Theo Van Doesburg, ‘Kleine Dada Sorieé’, 1923, Chowaiki & Co.

About Theo Van Doesburg

Theo van Doesburg, one of the founders and luminaries of the Dutch avant-garde group De Stijl (“The Style”) and a colleague of Piet Mondrian, propelled the development of abstract painting and non-representational art. He saw abstraction as art’s apotheosis. Van Doesburg’s work is similar to many of his contemporaries who worked within the styles of constructivism, suprematism, and the Bauhaus school; all drew inspiration from Euclidean formalism, primary colors, political radicalism, and the free exchange between design, architecture, and fine art. He later gradually shifted away from painterly abstraction, a change evident in works such as the gouache Sans titre (1925–26). The artist produced hard-edge paintings as early as World War I, but also made lyrical, gestural paintings as late as the mid-1920s. Van Doesburg’s beliefs about abstraction caused conflicts with fellow artists, leading him to compete with the Bauhaus school and fight with Mondrian. He died at the age of 47, while the development of non-representational painting was still in its infancy, but his influence remained profound.

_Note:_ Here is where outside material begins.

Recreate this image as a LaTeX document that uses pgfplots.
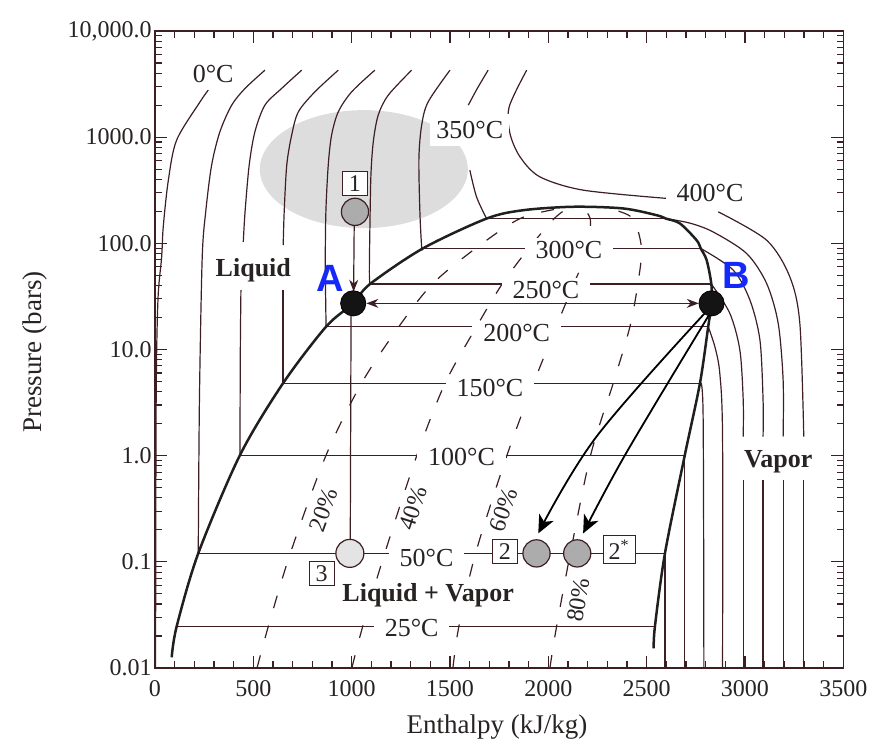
\documentclass[border=0pt]{standalone}
\usepackage{fontspec}
\setmainfont{Liberation Serif}
\newfontfamily\absans{Liberation Sans}
\usepackage{pgfplots}
\pgfplotsset{compat=1.18}
\usetikzlibrary{arrows.meta}
\definecolor{ink}{RGB}{60,30,35}
\definecolor{txt}{RGB}{40,35,35}
\definecolor{ellgray}{RGB}{221,221,221}
\definecolor{pgray}{RGB}{172,172,172}
\definecolor{lgray}{RGB}{228,228,228}
\definecolor{ABblue}{RGB}{20,40,250}
\newcommand{\isofont}{\fontsize{13}{15}\selectfont}
\newcommand{\axfont}{\fontsize{13.5}{16}\selectfont}
\pgfplotsset{
  iso/.style={ink, line width=0.6pt},
  isoS/.style={ink, line width=0.6pt, smooth, tension=0.5},
  qual/.style={ink, line width=0.6pt, smooth, tension=0.5, dash pattern=on 6.5pt off 9pt},
}
\tikzset{
  lab/.style={font=\isofont, text=txt, fill=white, inner xsep=5.5pt, inner ysep=1.5pt},
  qlab/.style={font=\fontsize{12}{14}\selectfont, text=txt},
  bx/.style={draw=ink, fill=white, line width=0.5pt, inner sep=1pt, minimum width=12.5pt, minimum height=12pt, font=\fontsize{12}{14}\selectfont, text=txt},
}
\begin{document}
\begin{tikzpicture}
\begin{axis}[
  scale only axis, width=344.2pt, height=318.5pt,
  xmin=0, xmax=3500, ymode=log, ymin=0.01, ymax=10000,
  xtick={0,500,1000,1500,2000,2500,3000,3500},
  xticklabels={0,500,1000,1500,2000,2500,3000,3500},
  minor x tick num=4,
  ytick={0.01,0.1,1,10,100,1000,10000},
  yticklabels={0.01,0.1,1.0,10.0,100.0,1000.0,{10,000.0}},
  minor ytick={0.02,0.03,0.04,0.05,0.06,0.07,0.08,0.09,0.2,0.3,0.4,0.5,0.6,0.7,0.8,0.9,2,3,4,5,6,7,8,9,20,30,40,50,60,70,80,90,200,300,400,500,600,700,800,900,2000,3000,4000,5000,6000,7000,8000,9000},
  tick align=inside, major tick length=6pt, minor tick length=3.3pt,
  axis line style={ink, line width=0.7pt},
  tick style={ink, line width=0.55pt},
  ticklabel style={font=\fontsize{12}{14}\selectfont, text=txt},
  xticklabel style={yshift=-3pt},
  yticklabel style={inner xsep=1.5pt},
  clip=false, no markers,
]
\coordinate (SW) at (rel axis cs:0,0);
\coordinate (NE) at (rel axis cs:1,1);
% highlight ellipse
\fill[ellgray] (axis cs:1062,500) ellipse [x radius=52pt, y radius=29.5pt];

% ---- isotherms, compressed-liquid part
\addplot[isoS] coordinates {(271,2773) (229,2150) (110,937) (68,394) (42,143) (34,74.6) (15,29) (6,3.3) (3,0.01)};
\addplot[isoS] coordinates {(559,4276) (458,2877) (390,2001) (330,1122) (288,545) (258,198) (240,72.1) (226,3.34) (220,0.120)};
\addplot[isoS] coordinates {(746,4276) (644,2877) (559,2001) (508,1122) (479,545) (458,198) (449,103)};
\addplot[isoS] coordinates {(437,36.3) (434,10) (432,1.01)};
\addplot[isoS] coordinates {(932,4276) (813,2672) (729,1731) (695,1044) (670,545) (657,198) (652,96)};
\addplot[isoS] coordinates {(651,36.3) (651,4.80)};
\addplot[isoS] coordinates {(1118,4276) (1000,2672) (932,1731) (898,1044) (881,545) (869,198) (866,62.3) (870,16.4)};
\addplot[isoS] coordinates {(1305,4276) (1186,2485) (1135,1611) (1110,903) (1098,439) (1093,148) (1090,53.9) (1093,41.3)};
\addplot[isoS] coordinates {(1500,4276) (1389,2150) (1356,1298) (1342,630) (1347,198) (1356,92.7) (1362,89.5)};
\addplot[isoS] coordinates {(1694,4276) (1640,2900) (1593,2000)};
\addplot[isoS] coordinates {(1601,489) (1635,274) (1686,171)};
\addplot[isoS] coordinates {(1890,4276) (1801,1929) (1805,1084) (1856,653) (1957,423) (2177,317) (2601,265)};
\addplot[isoS] coordinates {(2864,198) (3110,107) (3228,48.4) (3279,17.6) (3299,1.51)};
\addplot[iso] coordinates {(3299,0.589) (3299,0.01)};

% ---- isotherms inside the dome (horizontal)
\addplot[iso] coordinates {(110,0.0245) (2542,0.0245)};
\addplot[iso] coordinates {(220,0.12) (2593,0.12) (2593,0.01)};
\addplot[iso] coordinates {(432,1.01) (2694,1.01) (2694,0.01)};
\addplot[iso] coordinates {(651,4.80) (2771,4.80)};
\addplot[iso] coordinates {(870,16.4) (2813,16.4)};
\addplot[iso] coordinates {(1093,41.3) (2829,41.3)};
\addplot[iso] coordinates {(1362,89.5) (2775,89.5)};
\addplot[iso] coordinates {(1686,171) (2598,171)};

% ---- isotherms, vapour part
\addplot[isoS] coordinates {(2771,4.80) (2787,2.50) (2791,0.01)};
\addplot[isoS] coordinates {(2813,16.4) (2847,10.6) (2872,5.96) (2886,1.51) (2886,0.01)};
\addplot[isoS] coordinates {(2829,41.3) (2923,21.9) (2974,9.87) (2991,3.34) (2991,1.51)};
\addplot[iso] coordinates {(2991,0.589) (2991,0.01)};
\addplot[isoS] coordinates {(2775,89.5) (2940,56) (3025,29.2) (3076,12.3) (3092,3.34) (3092,1.51)};
\addplot[iso] coordinates {(3092,0.589) (3092,0.01)};
\addplot[isoS] coordinates {(2598,171) (2720,155) (2838,128) (3008,80.3) (3110,41.9) (3169,17.6) (3194,5.15) (3194,1.51)};
\addplot[iso] coordinates {(3194,0.589) (3194,0.01)};

% ---- quality lines
\addplot[qual] coordinates {(519,0.01) (576,0.0245) (688,0.12) (870,1.01) (1050,4.80) (1240,16.4) (1410,41.3) (1630,89.5) (1856,171) (2060,213)};
\addplot[qual] coordinates {(1001,0.01) (1056,0.0245) (1168,0.12) (1332,1.01) (1475,4.80) (1635,16.4) (1765,41.3) (1900,89.5) (2030,171) (2100,215)};
\addplot[qual] coordinates {(1515,0.01) (1545,0.0245) (1630,0.12) (1790,1.01) (1925,4.80) (2040,16.4) (2129,41.3) (2203,89.5) (2213,171) (2170,215)};
\addplot[qual] coordinates {(2008,0.01) (2042,0.0245) (2112,0.12) (2215,1.01) (2330,4.80) (2415,16.4) (2455,41.3) (2474,89.5) (2430,171) (2330,207)};

% ---- labels on isotherms
\node[font=\isofont, text=txt] at (axis cs:296,3900) {0°C};
\node[lab, inner xsep=3pt, inner ysep=3.5pt] at (axis cs:1601,1164) {350°C};
\node[lab] at (axis cs:2822,295) {400°C};
\node[lab] at (axis cs:2105,86.3) {300°C};
\node[lab] at (axis cs:1988,36.3) {250°C};
\node[lab] at (axis cs:1839,14.2) {200°C};
\node[lab] at (axis cs:1703,4.30) {150°C};
\node[lab] at (axis cs:1559,0.977) {100°C};
\node[lab] at (axis cs:1381,0.108) {50°C};
\node[lab] at (axis cs:1305,0.0237) {25°C};
\node[qlab, rotate=70] at (axis cs:856,0.308) {20\%};
\node[qlab, rotate=72] at (axis cs:1313,0.319) {40\%};
\node[qlab, rotate=70] at (axis cs:1771,0.308) {60\%};
\node[qlab, rotate=80] at (axis cs:2152,0.0437) {80\%};
\node[font=\bfseries\isofont, text=txt] at (axis cs:500,56) {Liquid};
\node[font=\bfseries\isofont, text=txt, fill=white, inner sep=1pt] at (axis cs:1389,0.0486) {Liquid + Vapor};
\node[font=\bfseries\isofont, text=txt] at (axis cs:3169,0.877) {Vapor};

% ---- saturation dome
\addplot[black!88, line width=1.25pt, smooth, tension=0.5] coordinates {
(85,0.0126) (110,0.0245) (220,0.12) (432,1.01) (651,4.80) (870,16.4) (1008,27.2) (1093,41.3) (1362,89.5) (1686,171) (1872,205) (2127,221) (2381,213) (2551,184) (2598,171) (2669,154) (2754,107) (2775,89.5) (2805,69.5) (2829,41.3) (2830,27.2) (2813,16.4) (2771,4.80) (2694,1.01) (2593,0.12) (2542,0.0245) (2536,0.0153)};

% ---- process arrows
\addplot[ink, line width=0.6pt, -{Stealth[length=6pt,width=4.5pt]}] coordinates {(1013,150) (1010,35)};
\addplot[ink, line width=0.6pt, {Stealth[length=6pt,width=4.5pt]}-{Stealth[length=6pt,width=4.5pt]}] coordinates {(1075,27.2) (2765,27.2)};
\addplot[ink, line width=0.6pt] coordinates {(997,20.6) (993,0.161)};
\addplot[black, line width=0.9pt, smooth, tension=0.6, -{Stealth[length=9pt,width=8pt,inset=2.5pt]}] coordinates {(2801,22.5) (2245,1.51) (1949,0.185)};
\addplot[black, line width=0.9pt, smooth, tension=0.6, -{Stealth[length=9pt,width=8pt,inset=2.5pt]}] coordinates {(2817,21.1) (2395,1.05) (2177,0.185)};

% ---- state points
\addplot[only marks, mark=*, mark size=6.3pt, mark options={draw=black, fill=black!92}] coordinates {(1008,27.2) (2830,27.2)};
\addplot[only marks, mark=*, mark size=6.8pt, mark options={draw=ink, fill=pgray, line width=0.6pt}] coordinates {(1017,198) (1940,0.12) (2147,0.12)};
\addplot[only marks, mark=*, mark size=7pt, mark options={draw=ink, fill=lgray, line width=0.6pt}] coordinates {(991,0.12)};

\node[bx] at (axis cs:1017,366) {1};
\node[bx] at (axis cs:847,0.078) {3};
\node[bx] at (axis cs:1779,0.125) {2};
\node[bx, minimum width=16pt, minimum height=14pt] at (axis cs:2360,0.13) {2\textsuperscript{*}};

\node[font=\absans\bfseries\fontsize{19}{22}\selectfont, text=ABblue] at (axis cs:890,46.7) {A};
\node[font=\absans\bfseries\fontsize{19}{22}\selectfont, text=ABblue] at (axis cs:2957,50.2) {B};

% ---- axis titles
\node[font=\axfont, text=txt] at (rel axis cs:0.497,-0.0926) {Enthalpy (kJ/kg)};
\node[font=\axfont, text=txt, rotate=90] at (rel axis cs:-0.174,0.496) {Pressure (bars)};
\end{axis}
\pgfresetboundingbox
\path ([shift={(-77.5pt,-41.5pt)}]SW) rectangle ([shift={(15.35pt,15.5pt)}]NE);
\end{tikzpicture}
\end{document}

Dutch, 1883-1931, Utrecht, Netherlands

About Kurt Schwitters

Associated with the Dada movement, painter, poet, and mixed-media artist Kurt Schwitters is best known for his collage and assemblage works in which he transformed appropriated imagery and text from print media into dynamic and layered compositions. Schwitters studied at the Dresden Academy of Art with Otto Dix and George Grosz, and after showing in Berlin in 1918 was introduced to Dadaists Raoul Hausmann, Hannah Höch, and Jean Arp. It was at this time he began making assemblages from materials found discarded on the streets of his home city, Hannover, intending to reflect the ruined state of German culture; he called the works Merzbilder after the German word “Kommerz,” as in Merzbild 1A. The mental doctor (1919). Unlike the Berlin Dadaists, however, Schwitters’ main concern was art-making, not political activism, and he is remembered best for his innovative use of mixed-media and masterful sense of composition.